[BEGIN SUPPLIED MATERIAL]

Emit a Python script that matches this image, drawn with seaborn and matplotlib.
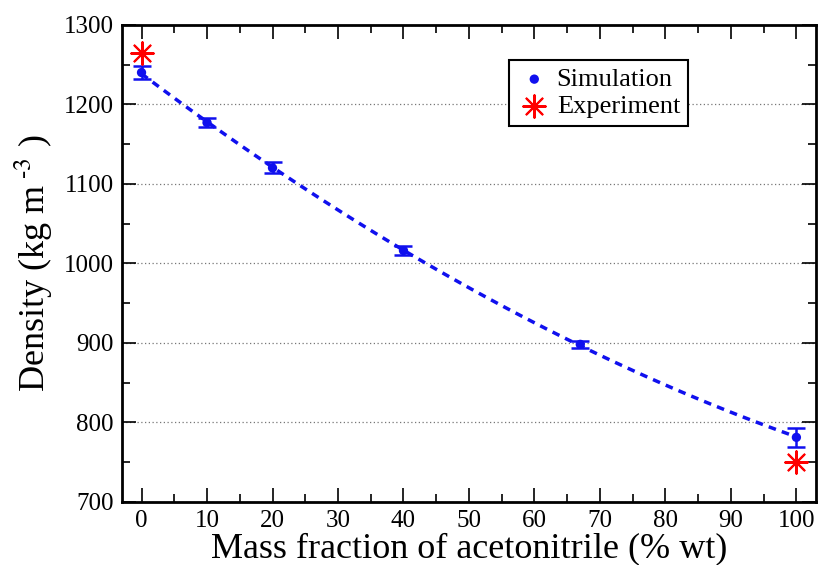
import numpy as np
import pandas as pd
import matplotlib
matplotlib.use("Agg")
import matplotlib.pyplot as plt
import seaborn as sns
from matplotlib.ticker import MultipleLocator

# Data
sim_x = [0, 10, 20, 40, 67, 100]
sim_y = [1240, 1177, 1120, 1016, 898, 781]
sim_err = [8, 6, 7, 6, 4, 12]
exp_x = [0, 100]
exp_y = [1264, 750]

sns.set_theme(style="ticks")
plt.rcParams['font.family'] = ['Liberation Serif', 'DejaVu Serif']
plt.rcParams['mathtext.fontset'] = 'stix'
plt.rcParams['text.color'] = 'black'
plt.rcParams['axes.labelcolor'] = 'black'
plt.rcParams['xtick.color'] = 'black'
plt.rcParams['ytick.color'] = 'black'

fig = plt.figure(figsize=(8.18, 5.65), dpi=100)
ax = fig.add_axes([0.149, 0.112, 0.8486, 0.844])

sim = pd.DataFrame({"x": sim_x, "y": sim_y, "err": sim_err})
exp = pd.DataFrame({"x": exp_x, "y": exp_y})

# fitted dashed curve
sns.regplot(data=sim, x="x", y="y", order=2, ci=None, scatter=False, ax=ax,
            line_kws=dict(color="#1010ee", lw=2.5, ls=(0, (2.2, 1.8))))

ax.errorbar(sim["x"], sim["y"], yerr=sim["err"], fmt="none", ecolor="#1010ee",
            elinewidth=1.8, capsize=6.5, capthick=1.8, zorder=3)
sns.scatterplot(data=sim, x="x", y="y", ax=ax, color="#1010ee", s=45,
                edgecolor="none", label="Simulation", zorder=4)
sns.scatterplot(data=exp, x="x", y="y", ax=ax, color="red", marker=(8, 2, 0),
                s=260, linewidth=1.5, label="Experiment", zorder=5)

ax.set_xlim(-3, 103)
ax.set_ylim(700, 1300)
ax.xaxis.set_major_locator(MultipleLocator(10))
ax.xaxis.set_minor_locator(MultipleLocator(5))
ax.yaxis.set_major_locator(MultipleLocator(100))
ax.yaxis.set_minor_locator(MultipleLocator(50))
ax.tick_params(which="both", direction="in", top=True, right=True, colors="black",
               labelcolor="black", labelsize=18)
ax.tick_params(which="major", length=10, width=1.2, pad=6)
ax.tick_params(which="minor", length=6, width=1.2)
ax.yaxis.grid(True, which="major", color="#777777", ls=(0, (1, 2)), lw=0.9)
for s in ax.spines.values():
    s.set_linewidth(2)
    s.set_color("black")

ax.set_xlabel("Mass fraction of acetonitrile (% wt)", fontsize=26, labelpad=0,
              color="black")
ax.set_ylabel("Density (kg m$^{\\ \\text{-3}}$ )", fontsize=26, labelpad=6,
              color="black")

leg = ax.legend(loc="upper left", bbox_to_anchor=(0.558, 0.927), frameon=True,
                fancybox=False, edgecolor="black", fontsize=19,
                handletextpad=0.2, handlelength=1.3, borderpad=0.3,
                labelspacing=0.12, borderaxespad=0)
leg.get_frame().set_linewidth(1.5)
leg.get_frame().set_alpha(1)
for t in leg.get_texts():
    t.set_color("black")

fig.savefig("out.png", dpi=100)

[END SUPPLIED MATERIAL]

- [REQUIRED WORK]: Reproduce each line exactly, please, except for any pictures.

- [THE COMPLETED TASK]:
Emit a Python script that matches this image, drawn with seaborn and matplotlib.
import numpy as np
import pandas as pd
import matplotlib
matplotlib.use("Agg")
import matplotlib.pyplot as plt
import seaborn as sns
from matplotlib.ticker import MultipleLocator

# Data
sim_x = [0, 10, 20, 40, 67, 100]
sim_y = [1240, 1177, 1120, 1016, 898, 781]
sim_err = [8, 6, 7, 6, 4, 12]
exp_x = [0, 100]
exp_y = [1264, 750]

sns.set_theme(style="ticks")
plt.rcParams['font.family'] = ['Liberation Serif', 'DejaVu Serif']
plt.rcParams['mathtext.fontset'] = 'stix'
plt.rcParams['text.color'] = 'black'
plt.rcParams['axes.labelcolor'] = 'black'
plt.rcParams['xtick.color'] = 'black'
plt.rcParams['ytick.color'] = 'black'

fig = plt.figure(figsize=(8.18, 5.65), dpi=100)
ax = fig.add_axes([0.149, 0.112, 0.8486, 0.844])

sim = pd.DataFrame({"x": sim_x, "y": sim_y, "err": sim_err})
exp = pd.DataFrame({"x": exp_x, "y": exp_y})

# fitted dashed curve
sns.regplot(data=sim, x="x", y="y", order=2, ci=None, scatter=False, ax=ax,
            line_kws=dict(color="#1010ee", lw=2.5, ls=(0, (2.2, 1.8))))

ax.errorbar(sim["x"], sim["y"], yerr=sim["err"], fmt="none", ecolor="#1010ee",
            elinewidth=1.8, capsize=6.5, capthick=1.8, zorder=3)
sns.scatterplot(data=sim, x="x", y="y", ax=ax, color="#1010ee", s=45,
                edgecolor="none", label="Simulation", zorder=4)
sns.scatterplot(data=exp, x="x", y="y", ax=ax, color="red", marker=(8, 2, 0),
                s=260, linewidth=1.5, label="Experiment", zorder=5)

ax.set_xlim(-3, 103)
ax.set_ylim(700, 1300)
ax.xaxis.set_major_locator(MultipleLocator(10))
ax.xaxis.set_minor_locator(MultipleLocator(5))
ax.yaxis.set_major_locator(MultipleLocator(100))
ax.yaxis.set_minor_locator(MultipleLocator(50))
ax.tick_params(which="both", direction="in", top=True, right=True, colors="black",
               labelcolor="black", labelsize=18)
ax.tick_params(which="major", length=10, width=1.2, pad=6)
ax.tick_params(which="minor", length=6, width=1.2)
ax.yaxis.grid(True, which="major", color="#777777", ls=(0, (1, 2)), lw=0.9)
for s in ax.spines.values():
    s.set_linewidth(2)
    s.set_color("black")

ax.set_xlabel("Mass fraction of acetonitrile (% wt)", fontsize=26, labelpad=0,
              color="black")
ax.set_ylabel("Density (kg m$^{\\ \\text{-3}}$ )", fontsize=26, labelpad=6,
              color="black")

leg = ax.legend(loc="upper left", bbox_to_anchor=(0.558, 0.927), frameon=True,
                fancybox=False, edgecolor="black", fontsize=19,
                handletextpad=0.2, handlelength=1.3, borderpad=0.3,
                labelspacing=0.12, borderaxespad=0)
leg.get_frame().set_linewidth(1.5)
leg.get_frame().set_alpha(1)
for t in leg.get_texts():
    t.set_color("black")

fig.savefig("out.png", dpi=100)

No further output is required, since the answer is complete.